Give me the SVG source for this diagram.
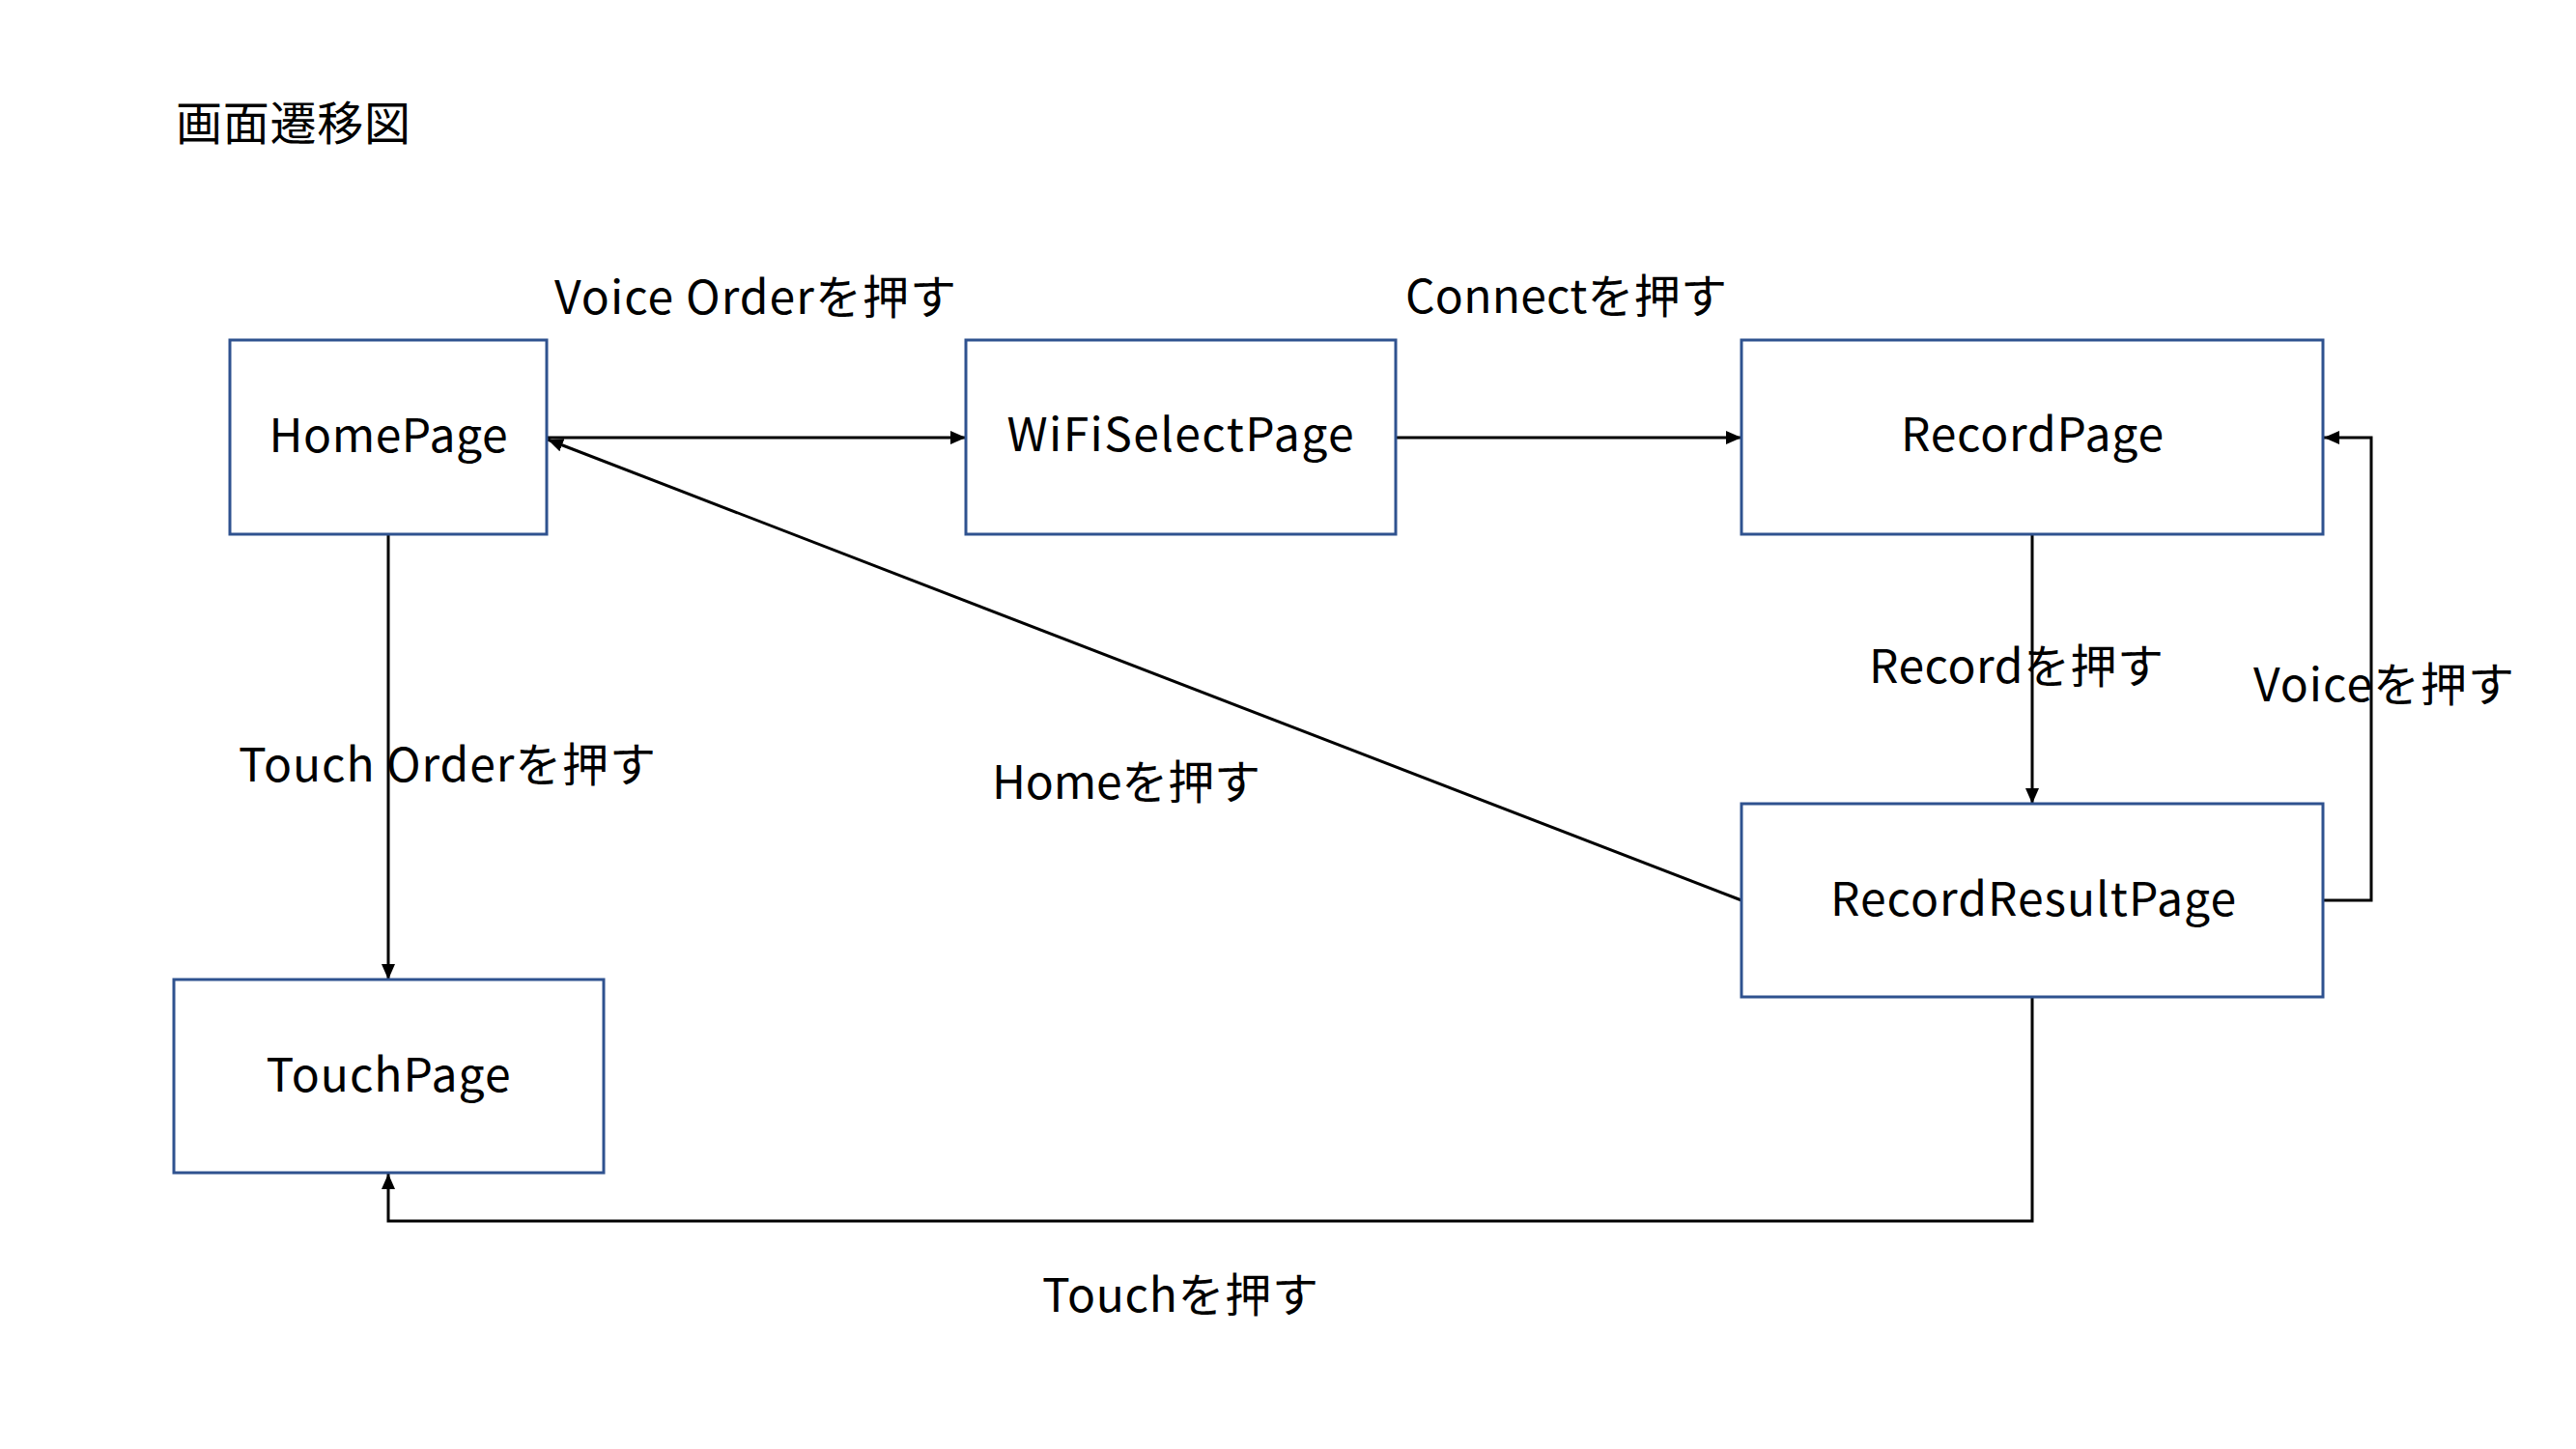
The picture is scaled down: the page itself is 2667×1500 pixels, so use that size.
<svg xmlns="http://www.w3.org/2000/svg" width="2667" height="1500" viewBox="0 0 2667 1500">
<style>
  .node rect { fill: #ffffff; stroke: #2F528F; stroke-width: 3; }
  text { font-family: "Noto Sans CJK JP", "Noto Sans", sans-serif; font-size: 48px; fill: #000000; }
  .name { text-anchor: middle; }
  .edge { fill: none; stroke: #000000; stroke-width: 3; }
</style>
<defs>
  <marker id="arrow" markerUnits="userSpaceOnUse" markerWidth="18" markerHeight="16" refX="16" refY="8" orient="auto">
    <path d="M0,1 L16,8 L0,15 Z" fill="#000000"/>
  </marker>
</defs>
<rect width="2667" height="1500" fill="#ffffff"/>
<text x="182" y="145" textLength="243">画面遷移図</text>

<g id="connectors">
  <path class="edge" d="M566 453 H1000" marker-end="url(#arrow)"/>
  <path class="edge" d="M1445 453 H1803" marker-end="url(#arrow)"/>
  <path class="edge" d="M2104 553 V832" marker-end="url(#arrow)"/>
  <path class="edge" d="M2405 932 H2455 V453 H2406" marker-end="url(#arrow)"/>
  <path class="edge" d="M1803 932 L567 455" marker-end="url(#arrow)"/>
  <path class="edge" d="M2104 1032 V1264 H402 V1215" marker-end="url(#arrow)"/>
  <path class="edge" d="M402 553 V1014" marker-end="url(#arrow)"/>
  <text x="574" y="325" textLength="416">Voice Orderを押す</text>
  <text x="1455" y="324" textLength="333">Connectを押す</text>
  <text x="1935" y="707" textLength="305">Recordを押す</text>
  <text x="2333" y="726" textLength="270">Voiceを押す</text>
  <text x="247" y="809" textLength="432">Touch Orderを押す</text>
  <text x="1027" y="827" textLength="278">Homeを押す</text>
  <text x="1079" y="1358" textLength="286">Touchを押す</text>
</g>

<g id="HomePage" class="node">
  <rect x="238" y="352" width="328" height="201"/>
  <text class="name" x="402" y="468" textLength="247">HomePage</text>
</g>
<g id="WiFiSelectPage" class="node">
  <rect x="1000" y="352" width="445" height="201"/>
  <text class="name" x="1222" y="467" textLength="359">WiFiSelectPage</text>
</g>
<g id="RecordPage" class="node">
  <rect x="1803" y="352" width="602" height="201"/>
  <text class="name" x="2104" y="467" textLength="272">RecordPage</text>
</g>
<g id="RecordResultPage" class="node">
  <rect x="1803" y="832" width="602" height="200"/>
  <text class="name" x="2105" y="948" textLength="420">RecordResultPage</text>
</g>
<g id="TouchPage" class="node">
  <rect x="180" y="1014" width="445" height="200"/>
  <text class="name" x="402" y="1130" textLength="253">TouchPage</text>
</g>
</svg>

● Stated exercise
The answer is a single number: how many lines include the word "size"?

● Solution to this task
2